Failure to respect rights, protect livelihoods and promote climate justice

Forest cleared for road development, Papua Barat

DTE briefing in advance of the visit of President SBY to UK, October-November 2012

For the full briefing pack with contributions from DTE and other civil society organisations, click here.

Policies aimed at promoting economic growth in Indonesia are leading to more and more of the country’s land and resources being taken over by large businesses. The process is further marginalizing Indonesia’s indigenous peoples and local communities.

Jakarta’s MP3EI economic masterplan launched last year is promoting large-scale private and public sector projects with scant regard for human rights, environment or climate impacts. It involves developing large energy, infrastructure, industrial, and agribusiness projects across Indonesia. For communities on the ground, MP3EI means more of the same kind of human rights abuses and environmental destruction experienced under the Suharto regime. This is because there has been very little progress on protecting indigenous peoples’ rights or on reforming laws relating to land and natural resources since then.

As a result, conflicts over land abound, as communities attempt to defend lands and livelihoods from oil palm plantation developers, mining and logging companies and agribusiness developers, some of whom enjoy financial backing from UK investors. For example, Archipelago Resources is a UK company involved in conflict with communities over its gold mining operations in North Sulawesi.
Meanwhile destructive development in Indonesia is being supported by UK and EU policies creating demand for agrofuels, including Indonesian oil palm.

UK-listed companies involved in unsustainable resource extraction in Indonesia include BHP Billiton, and Bumi plc which are both involved in large-scale coal extraction projects in Indonesian Borneo. Bumi and its Indonesian shareholders have been associated with numerous human rights and environmental abuses, including a brutal attack against striking workers at the KPC mine in March this year. Jardine Matheson, which controls major palm oil companies operating in Indonesia, has been accused of causing deforestation and biodiversity loss.

In Papua, the large military presence, the climate of impunity for human rights abuses by the security forces and restrictions on civil and political freedoms means that the impacts of land and resources appropriation are even more severe for the local population. Human rights abuses, including killings, are commonly associated with logging, mining and oil palm plantation ventures, while additional problems associated with in-migration from other parts of Indonesia are increasing the pressure on indigenous Papuans and their resources. Two UK-listed companies, BP and Rio Tinto, are heavily involved in resource extraction in Papua in their Tangguh and Grasberg operations respectively.

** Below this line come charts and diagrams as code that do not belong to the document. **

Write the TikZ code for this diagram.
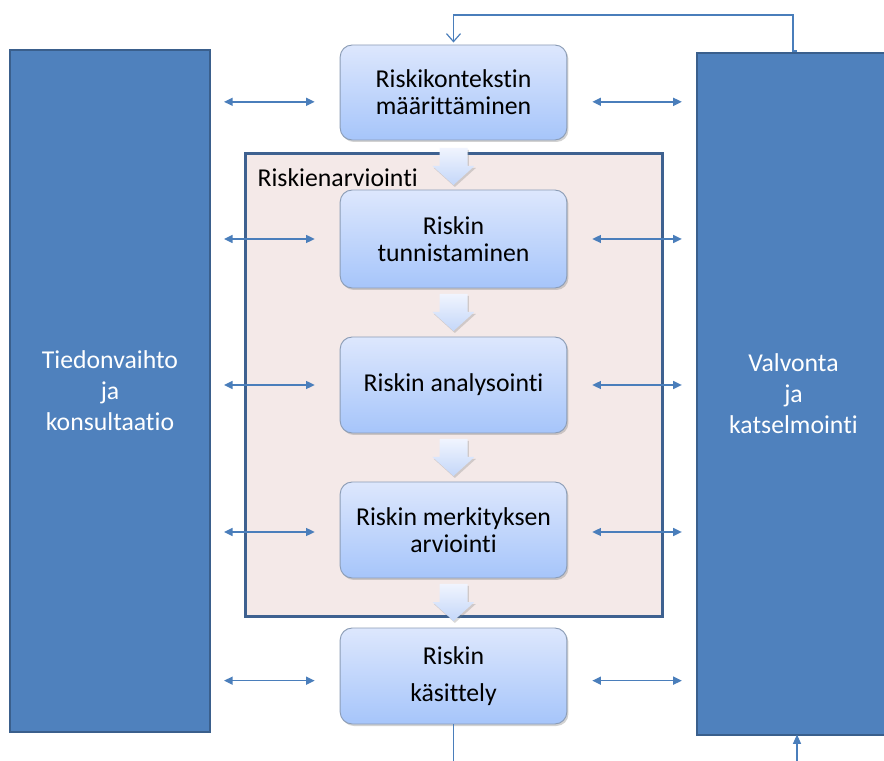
\documentclass[tikz,border=0pt]{standalone}
\usepackage{fontspec}
\setmainfont{Carlito}[RawFeature={-liga;-clig;-calt}]
\usetikzlibrary{arrows.meta,shadows}
\definecolor{sideblue}{HTML}{4F81BD}
\definecolor{sideedge}{HTML}{3A5F8C}
\definecolor{framefill}{HTML}{F4E9E8}
\definecolor{frameedge}{HTML}{3E6190}
\definecolor{boxtop}{HTML}{DDE7FD}
\definecolor{boxbot}{HTML}{A6C5FA}
\definecolor{boxedge}{HTML}{8C9DB6}
\definecolor{conn}{HTML}{4A7EBB}
\definecolor{arrtop}{HTML}{F0F4FE}
\definecolor{arrbot}{HTML}{C4D7F9}
\tikzset{
  sidebox/.style={draw=sideedge, line width=1.5pt, fill=sideblue, text=white,
    minimum width=#1, inner sep=0pt, align=center,
    font=\fontsize{19.3}{23.25}\selectfont},
  stepbox/.style={draw=boxedge, line width=0.7pt, rounded corners=9pt,
    top color=boxtop, bottom color=boxbot,
    drop shadow={opacity=0.35, shadow xshift=1.2pt, shadow yshift=-1.5pt},
    minimum width=170pt, minimum height=72pt, inner sep=0pt, align=center,
    font=\fontsize{19.3}{20.5}\selectfont},
  dbl/.style={draw=conn, line width=1.1pt, {Triangle[length=6.5pt,width=6pt]}-{Triangle[length=6.5pt,width=6pt]}},
  blkarrow/.pic={
    \path[top color=arrtop, bottom color=arrbot,
      drop shadow={opacity=0.3, shadow xshift=1pt, shadow yshift=-1.5pt}]
      (-14,0) -- (14,0) -- (14,-18) -- (21,-18) -- (0,-37) -- (-21,-18) -- (-14,-18) -- cycle;
  }
}
\begin{document}
\begin{tikzpicture}[x=0.75pt,y=0.75pt]
\clip (0,0) rectangle (884,760);
\fill[white] (0,0) rectangle (884,760);

% side columns
\node[sidebox=150pt, minimum height=511.5pt] (L) at (110,369)
  {Tiedonvaihto\\ja\\konsultaatio};
\node[sidebox=145pt, minimum height=511.5pt] (R) at (793.5,366)
  {Valvonta\\ja\\katselmointi};

% risk assessment frame
\node[draw=frameedge, line width=2.25pt, fill=framefill,
  minimum width=312.75pt, minimum height=346.5pt, inner sep=0pt] (F) at (453.5,375) {};
\node[anchor=west, inner sep=1pt, font=\fontsize{19.3}{21}\selectfont] (FL) at (256,582) {Riskienarviointi};

% steps
\node[stepbox, minimum height=71.25pt] (b1) at (453.5,667.5) {Riskikontekstin\\määrittäminen};
\node[stepbox, minimum height=73.5pt] (b2) at (453.5,521) {Riskin\\tunnistaminen};
\node[stepbox] (b3) at (453.5,375) {Riskin analysointi};
\node[stepbox] (b4) at (453.5,230) {Riskin merkityksen\\arviointi};
\node[stepbox] (b5) at (453.5,84) {Riskin\\[7.5pt]käsittely};

% block arrows
\pic at (453.5,612) {blkarrow};
\pic at (453.5,466) {blkarrow};
\pic at (453.5,321) {blkarrow};
\pic at (453.5,176) {blkarrow};

% two-way connectors
\foreach \b/\dy in {b1/-7, b2/0, b3/0, b4/-1.5, b5/-3.5}{
  \draw[dbl, shorten <=9.75pt, shorten >=18.75pt]
    ([yshift=\dy pt]L.east |- \b.west) -- ([yshift=\dy pt]\b.west);
  \draw[dbl, shorten <=18.75pt, shorten >=10.5pt]
    ([yshift=\dy pt]\b.east) -- ([yshift=\dy pt]R.west |- \b.east);
}

% feedback loop
\coordinate (fbstart) at (797,709);
\coordinate (fbcorner) at (793,709);
\draw[conn, line width=0.9pt, -{Straight Barb[length=6pt,width=10.5pt]}]
  (fbstart) -- (fbcorner) -- (793,745) -- (453.5,745) -- ([yshift=1.5pt]b1.north);

% bottom lines
\coordinate (bottomA) at (453.5,-5);
\coordinate (bottomB) at (797,-5);
\draw[conn, line width=0.9pt] (b5.south) -- (bottomA);
\draw[conn, line width=0.9pt, -{Triangle[length=7pt,width=6pt]}] (bottomB) -- (797,25.5);
\end{tikzpicture}
\end{document}
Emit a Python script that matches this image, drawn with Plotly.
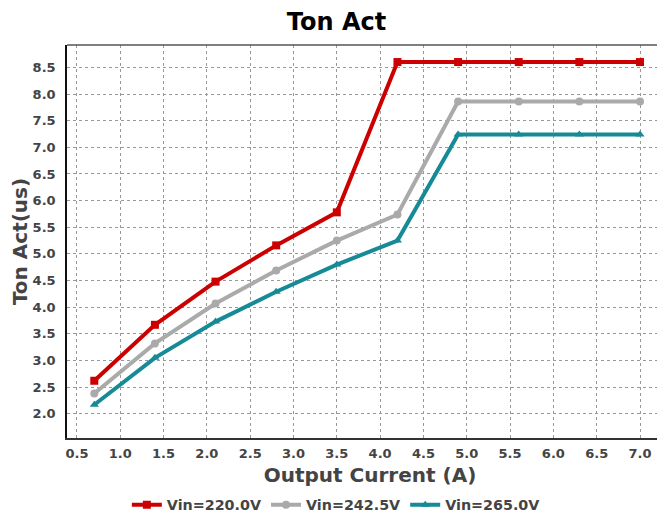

Meanwhile policies promoting more fossil fuel use, the conversion of forests to agribusiness and plantations and the destruction of sustainable community-based resource use, spell disaster for the climate and undermine the President’s international commitment to reduce greenhouse gas emissions by at least 26% on business as usual levels by 2020.
 

Recommendations
Down to Earth is asking the UK government to:

  1. reform the regulation of UK listed companies to include accountability for ethical, environmental, and human rights concerns;
  2. ensure that human and biodiversity rights are included as key criteria in UK and EU agrofuels sustainability legislation;
  3. ensure that UK Government policies, programmes and support for British investment in Indonesia answers the call of civil society in Indonesia for climate justice and respects the rights to resources and livelihoods of Indigenous peoples and local communities.